Seriously. Dump this prick and his F--- trophy.

Take care of you.

Merry's picture

The day my DH tells me I have to do xyz or pack my bags is the day I pack HIS bags, put them outside, and change the locks. Oh HELL no.

Your husband is not taking you seriously and is not treating you as his partner. You are there for his convenience.

nikkid's picture

I’m super in love with my DH to but my ss who will be 18 shortly who I have helped raise since he was 3 is ruining my marriage too. My reason for it leaving right now is my husband is an awesome daddy to our daughter. He parents her with me and we are on the same page. With my ss it’s a totally different story. He is his friend and the kid can do no wrong. And let me tell you he has done a helluva lot of wrong. I always think to myself that if we ever had our daughter I would be out of there in a heartbeat. Simply because my ss gets away with everything. I don’t have the answer but honestly I would at least hunk about separating for a time period.

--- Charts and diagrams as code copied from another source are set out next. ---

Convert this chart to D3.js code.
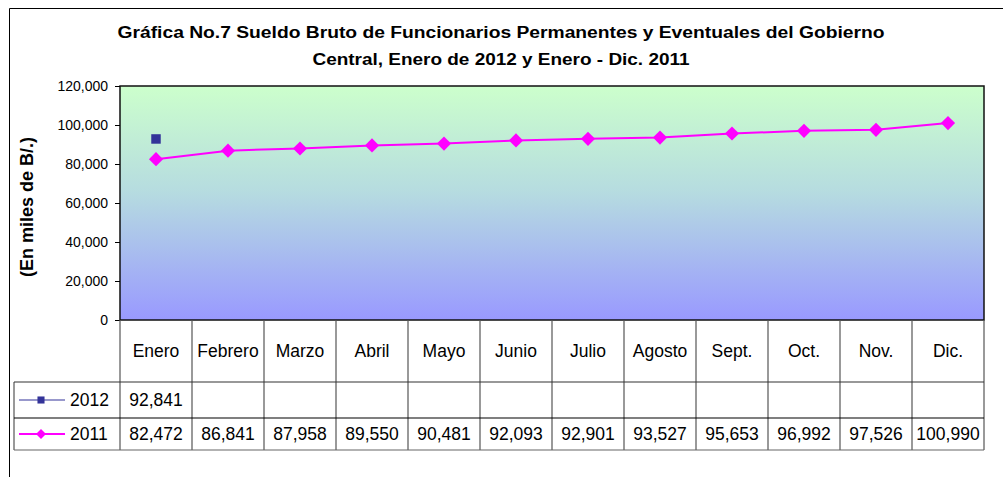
<!DOCTYPE html>
<html>
<head>
<meta charset="utf-8">
<script src="https://cdn.jsdelivr.net/npm/d3@7"></script>
<style>
  body { margin: 0; background: #fff; }
  svg { display: block; font-family: Arial, "Liberation Sans", sans-serif; }
</style>
</head>
<body>
<div id="chart"></div>
<script>
const months = ["Enero", "Febrero", "Marzo", "Abril", "Mayo", "Junio", "Julio", "Agosto", "Sept.", "Oct.", "Nov.", "Dic."];
const values2012 = [92841];
const values2011 = [82472, 86841, 87958, 89550, 90481, 92093, 92901, 93527, 95653, 96992, 97526, 100990];
const yTicks = [0, 20000, 40000, 60000, 80000, 100000, 120000];
const titleLines = [
    "Gráfica No.7 Sueldo Bruto de Funcionarios Permanentes y Eventuales del Gobierno",
    "Central, Enero de 2012 y Enero - Dic. 2011"
];

const width = 1008;
const height = 477;

const svg = d3.select("#chart")
    .append("svg")
    .attr("width", width)
    .attr("height", height);

// outer chart frame (only top and left visible)
svg.append("path")
    .attr("d", "M9.5,477 V8.5 H1003")
    .attr("fill", "none")
    .attr("stroke", "#000")
    .attr("stroke-width", 1);

const plot = { left: 120, right: 984, top: 86, bottom: 320 };

const xScale = d3.scaleBand()
    .domain(months)
    .range([plot.left, plot.right]);

const yScale = d3.scaleLinear()
    .domain([0, 120000])
    .range([plot.bottom, plot.top]);

// title, stretched to the width it has in the original
const titleWidths = [767, 377];
svg.selectAll(".title").data(titleLines)
    .enter().append("text")
    .attr("class", "title")
    .attr("x", 501)
    .attr("y", (d, i) => 38 + i * 27)
    .attr("text-anchor", "middle")
    .attr("font-size", "16px")
    .attr("font-weight", "bold")
    .attr("fill", "#000")
    .attr("textLength", (d, i) => titleWidths[i])
    .attr("lengthAdjust", "spacingAndGlyphs")
    .text(d => d);

// gradient background
const defs = svg.append("defs");
const grad = defs.append("linearGradient")
    .attr("id", "bg")
    .attr("x1", 0).attr("y1", 0).attr("x2", 0).attr("y2", 1);
grad.append("stop").attr("offset", "0%").attr("stop-color", "#CCFFCC");
grad.append("stop").attr("offset", "45%").attr("stop-color", "#B6DCE0");
grad.append("stop").attr("offset", "100%").attr("stop-color", "#9999FF");

svg.append("rect")
    .attr("x", plot.left)
    .attr("y", plot.top)
    .attr("width", plot.right - plot.left)
    .attr("height", plot.bottom - plot.top)
    .attr("fill", "url(#bg)")
    .attr("stroke", "#111")
    .attr("stroke-width", 1.5);

// y axis
const yAxis = d3.axisLeft(yScale)
    .tickValues(yTicks)
    .tickFormat(d3.format(","))
    .tickSize(5)
    .tickPadding(7);

const yAxisG = svg.append("g")
    .attr("transform", `translate(${plot.left}, 0)`)
    .call(yAxis);
yAxisG.select(".domain").remove();
yAxisG.selectAll("line").attr("stroke", "#000");
yAxisG.selectAll("text")
    .attr("font-size", "14px")
    .attr("font-family", "Arial, 'Liberation Sans', sans-serif")
    .attr("fill", "#000");

svg.append("text")
    .attr("transform", `translate(33, 207) rotate(-90)`)
    .attr("text-anchor", "middle")
    .attr("font-size", "18px")
    .attr("font-weight", "bold")
    .attr("fill", "#000")
    .text("(En miles de B/.)");

// data table
const rows = { catTop: plot.bottom, catBottom: 382, r2012Bottom: 418, r2011Bottom: 450 };
const legendLeft = 14;

const table = svg.append("g");

table.selectAll(".vsep").data(months.concat(["end"]))
    .enter().append("line")
    .attr("x1", (d, i) => i < months.length ? xScale(d) : plot.right)
    .attr("x2", (d, i) => i < months.length ? xScale(d) : plot.right)
    .attr("y1", plot.bottom)
    .attr("y2", rows.r2011Bottom)
    .attr("stroke", "#555")
    .attr("stroke-width", 1.2);

table.append("line")
    .attr("x1", legendLeft).attr("x2", legendLeft)
    .attr("y1", rows.catBottom).attr("y2", rows.r2011Bottom)
    .attr("stroke", "#555").attr("stroke-width", 1.2);

[[legendLeft, rows.catBottom, "#333"], [legendLeft, rows.r2012Bottom, "#000"], [legendLeft, rows.r2011Bottom, "#666"]]
    .forEach(([x0, y, c]) => {
        table.append("line")
            .attr("x1", x0).attr("x2", plot.right)
            .attr("y1", y).attr("y2", y)
            .attr("stroke", c)
            .attr("stroke-width", 1.2);
    });

table.selectAll(".cat").data(months)
    .enter().append("text")
    .attr("x", d => xScale(d) + xScale.bandwidth() / 2)
    .attr("y", (rows.catTop + rows.catBottom) / 2 + 6)
    .attr("text-anchor", "middle")
    .attr("font-size", "17.5px")
    .attr("fill", "#000")
    .text(d => d);

const fmt = d3.format(",");
const seriesRows = [
    { name: "2012", values: values2012, color: "#333399", symbol: "square", y: (rows.catBottom + rows.r2012Bottom) / 2 },
    { name: "2011", values: values2011, color: "#FF00FF", symbol: "diamond", y: (rows.r2012Bottom + rows.r2011Bottom) / 2 }
];

// diamonds are squares turned 45 degrees
const markerPath = size => d3.symbol(d3.symbolSquare, size)();
const markerRotate = kind => kind === "square" ? 0 : 45;

seriesRows.forEach(s => {
    table.selectAll(null).data(s.values)
        .enter().append("text")
        .attr("x", (d, i) => xScale(months[i]) + xScale.bandwidth() / 2)
        .attr("y", s.y + 6)
        .attr("text-anchor", "middle")
        .attr("font-size", "17.5px")
        .attr("fill", "#000")
        .text(d => fmt(d));

    // legend key
    table.append("line")
        .attr("x1", 19).attr("x2", 65)
        .attr("y1", s.y).attr("y2", s.y)
        .attr("stroke", s.color)
        .attr("stroke-width", s.symbol === "square" ? 1.2 : 2);
    table.append("path")
        .attr("d", markerPath(50))
        .attr("transform", `translate(41, ${s.y}) rotate(${markerRotate(s.symbol)})`)
        .attr("fill", s.color);
    table.append("text")
        .attr("x", 70)
        .attr("y", s.y + 6)
        .attr("font-size", "17.5px")
        .attr("fill", "#000")
        .text(s.name);
});

// series lines and markers
const lineGenerator = d3.line()
    .x((d, i) => xScale(months[i]) + xScale.bandwidth() / 2)
    .y(d => yScale(d));

svg.append("path")
    .attr("fill", "none")
    .attr("stroke", "#FF00FF")
    .attr("stroke-width", 2)
    .attr("d", lineGenerator(values2011));

svg.selectAll(".m2011").data(values2011)
    .enter().append("path")
    .attr("d", markerPath(100))
    .attr("transform", (d, i) => `translate(${xScale(months[i]) + xScale.bandwidth() / 2}, ${yScale(d)}) rotate(45)`)
    .attr("fill", "#FF00FF");

svg.selectAll(".m2012").data(values2012)
    .enter().append("path")
    .attr("d", markerPath(90))
    .attr("transform", (d, i) => `translate(${xScale(months[i]) + xScale.bandwidth() / 2}, ${yScale(d)})`)
    .attr("fill", "#333399");
</script>
</body>
</html>
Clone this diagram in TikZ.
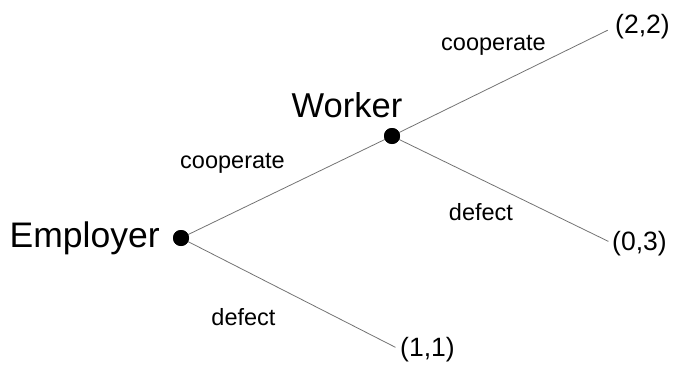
\documentclass[tikz,border=0pt]{standalone}
\usepackage{fontspec}
\setmainfont{Liberation Sans}
\begin{document}
\begin{tikzpicture}[x=1pt,y=-1pt,
  dotnode/.style={circle,fill=black,inner sep=0pt,minimum size=16pt},
  player/.style={inner sep=0pt,font=\fontsize{35.5}{40}\selectfont},
  payoff/.style={inner sep=0pt,font=\fontsize{26.5}{30}\selectfont},
  movelabel/.style={inner sep=0pt,font=\fontsize{23.5}{27}\selectfont},
  branch/.style={draw=black!55,line width=0.8pt}]
\useasboundingbox (0,0) rectangle (679,369);
\node[dotnode] (e) at (181,238) {};
\node[dotnode] (w) at (392,136) {};
\node[player,anchor=base west] (elab) at (9.5,247) {Employer};
\node[player,anchor=base west,font=\fontsize{34.5}{40}\selectfont] (wlab) at (291.5,117) {Worker};
\node[payoff,anchor=base west] (p22) at (615,33.5) {(2,2)};
\node[payoff,anchor=base west] (p03) at (612,250) {(0,3)};
\node[payoff,anchor=base west] (p11) at (400,356.5) {(1,1)};
\node[movelabel,anchor=base] (c1) at (232.5,168) {cooperate};
\node[movelabel,anchor=base] (c2) at (493.5,50) {cooperate};
\node[movelabel,anchor=base] (d1) at (481,220) {defect};
\node[movelabel,anchor=base] (d2) at (243.5,325) {defect};
\draw[branch] (e.center) -- (w.center);
\draw[branch,shorten >=8pt] (w.center) -- (p22.west);
\draw[branch,shorten >=4pt] (w.center) -- (p03.west);
\draw[branch,shorten >=5pt] (e.center) -- (p11.west);
\node[dotnode] at (e) {};
\node[dotnode] at (w) {};
\end{tikzpicture}
\end{document}
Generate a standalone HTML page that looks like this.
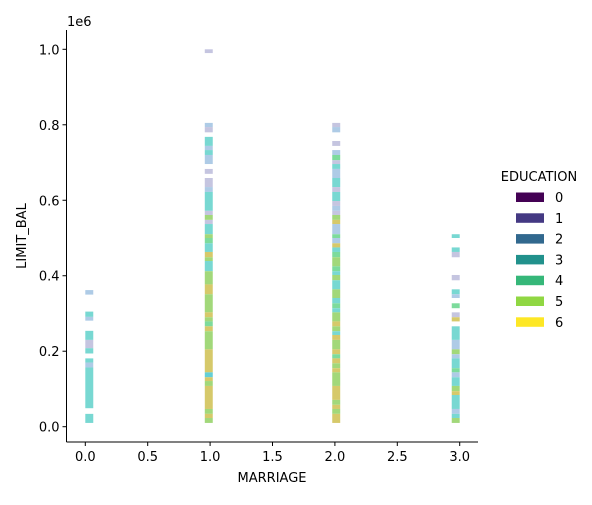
<!DOCTYPE html>
<html><head><meta charset="utf-8"><style>
body{margin:0;background:#fff;}
svg text{font-family:"DejaVu Sans","Liberation Sans",sans-serif;fill:#000;}
</style></head><body>
<svg id="chart" width="592" height="500" viewBox="0 0 592 500" xmlns="http://www.w3.org/2000/svg">
<g id="plot"></g>
<g id="axes"></g>
<g id="legend"></g>
</svg>
<script>
const categories = [0, 1, 2, 3];
const colors = ["#c5c5e0", "#aecbe6", "#78d8d2", "#7ddb9c", "#a2d87a", "#d6c96a", "#63cfd6"];
// segments: [start (thousands), end (thousands), colorIndex]
const col0 = [[350,362,1],[291,305,2],[281,291,1],[230,254,2],[208,230,0],[194,208,2],[170,181,2],[157,170,1],[49,157,2],[10,34,2]];
const col1 = [[990,1000,0],[794,805,1],[780,794,0],[744,768,2],[733,744,1],[720,733,2],[696,720,1],[670,683,0],[635,659,0],[622,635,1],[572,622,2],[561,572,0],[548,561,4],[537,548,0],[510,537,2],[500,510,4],[486,500,3],[463,486,2],[449,463,5],[439,449,4],[412,439,2],[377,412,4],[351,377,5],[303,351,4],[290,303,5],[279,290,4],[266,279,3],[253,266,5],[205,253,4],[144,205,5],[131,144,6],[121,131,5],[108,121,4],[47,108,5],[34,47,4],[23,34,5],[10,23,4]];
const col2 = [[794,805,0],[780,794,1],[744,757,0],[720,733,1],[706,720,3],[696,706,0],[683,696,2],[659,683,1],[635,659,2],[622,635,0],[598,622,2],[585,598,0],[572,585,1],[561,572,0],[548,561,4],[537,548,5],[510,537,1],[500,510,3],[486,500,1],[475,486,5],[463,475,2],[449,463,3],[425,449,4],[412,425,3],[402,412,2],[388,402,4],[364,388,2],[341,364,4],[327,341,2],[314,327,3],[303,314,2],[279,303,4],[266,279,5],[253,266,4],[243,253,2],[230,243,5],[205,230,4],[192,205,5],[181,192,3],[168,181,5],[155,168,4],[144,155,5],[108,144,4],[71,108,5],[58,71,4],[47,58,5],[34,47,4],[10,34,5]];
const col3 = [[500,510,2],[463,475,2],[449,463,0],[388,402,0],[351,364,2],[341,351,1],[314,327,3],[290,303,0],[279,290,5],[230,266,2],[205,230,1],[192,205,4],[181,192,1],[155,181,2],[144,155,3],[131,144,1],[108,131,2],[94,108,4],[84,94,5],[47,84,2],[34,47,1],[23,34,2],[10,23,4]];
const xTicks = [0, 0.5, 1, 1.5, 2, 2.5, 3];
const yTicks = [0, 0.2, 0.4, 0.6, 0.8, 1.0];
const legendLabels = ["0","1","2","3","4","5","6"];
const legendColors = ["#440154","#443983","#31688e","#21918c","#35b779","#90d743","#fde725"];

const NS = "http://www.w3.org/2000/svg";
const X0 = 85.3, XS = 124.8, Y0 = 426.7, YS = 377.4;
function xs(v){ return X0 + v*XS; }
function ys(v){ return Y0 - v*YS; } // v in millions
const binW = 3/47;
function mk(tag, attrs, parent){ const e=document.createElementNS(NS,tag); for(const k in attrs) e.setAttribute(k, attrs[k]); parent.appendChild(e); return e; }

const plot = document.getElementById('plot');
const cols = [col0, col1, col2, col3];
cols.forEach((segs, ci) => {
  const v = categories[ci];
  const b = Math.min(Math.floor(v/binW + 1e-9), 46);
  const x1 = xs(b*binW), x2 = xs((b+1)*binW);
  segs.forEach(s => {
    const r = mk('rect', {x:x1, y:ys(s[1]/1000), width:x2-x1, height:ys(s[0]/1000)-ys(s[1]/1000), fill:colors[s[2]]}, plot);
    
    
  });
});

const axes = document.getElementById('axes');
const L = 66.5, R = 478, T = 30, B = 442;
const FS = 13;
let sp = mk('line', {x1:L, y1:T, x2:L, y2:B, stroke:'#000', 'stroke-width':1}, axes);


sp = mk('line', {x1:L, y1:B, x2:R, y2:B, stroke:'#000', 'stroke-width':1}, axes);


xTicks.forEach(t => {
  const x = xs(t);
  mk('line', {x1:x, y1:B, x2:x, y2:B+4, stroke:'#000'}, axes);
  const tx = mk('text', {x:x, y:B+19, 'font-size':FS, 'text-anchor':'middle'}, axes);
  tx.textContent = t.toFixed(1);
  
  
});
yTicks.forEach(t => {
  const y = ys(t);
  mk('line', {x1:L-4, y1:y, x2:L, y2:y, stroke:'#000'}, axes);
  const tx = mk('text', {x:L-7, y:y+5, 'font-size':FS, 'text-anchor':'end'}, axes);
  tx.textContent = t.toFixed(1);
  
  
});
let t = mk('text', {x:67, y:26, 'font-size':FS}, axes); t.textContent='1e6';


t = mk('text', {x:272, y:482, 'font-size':FS, 'text-anchor':'middle'}, axes); t.textContent='MARRIAGE';


t = mk('text', {x:0, y:0, 'font-size':FS, 'text-anchor':'middle', transform:'translate(26,236) rotate(-90)'}, axes); t.textContent='LIMIT_BAL';



const lg = document.getElementById('legend');
t = mk('text', {x:539, y:181, 'font-size':FS, 'text-anchor':'middle'}, lg); t.textContent='EDUCATION';


legendLabels.forEach((lab, i) => {
  const y = 197 + i*20.8;
  const r = mk('rect', {x:516, y:y-4.5, width:28, height:9.5, fill:legendColors[i]}, lg);
  
  
  const tx = mk('text', {x:555, y:y+5, 'font-size':FS}, lg);
  tx.textContent = lab;
  
  
});
</script>
</body></html>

Allow yourself that peace without being made to be the maid in your own home. I know ya easier said then done but If you have famil yand friendsnuiy can stay with for a while I would. Suggest counseling. If he DH refuses then you know where you stand. My DH does counseling with me and thebthing is he wants to to work he needs to get over his own issues. Does your DH want this marriage to work? Is he willing to do that? Or is it that you are just expected to work.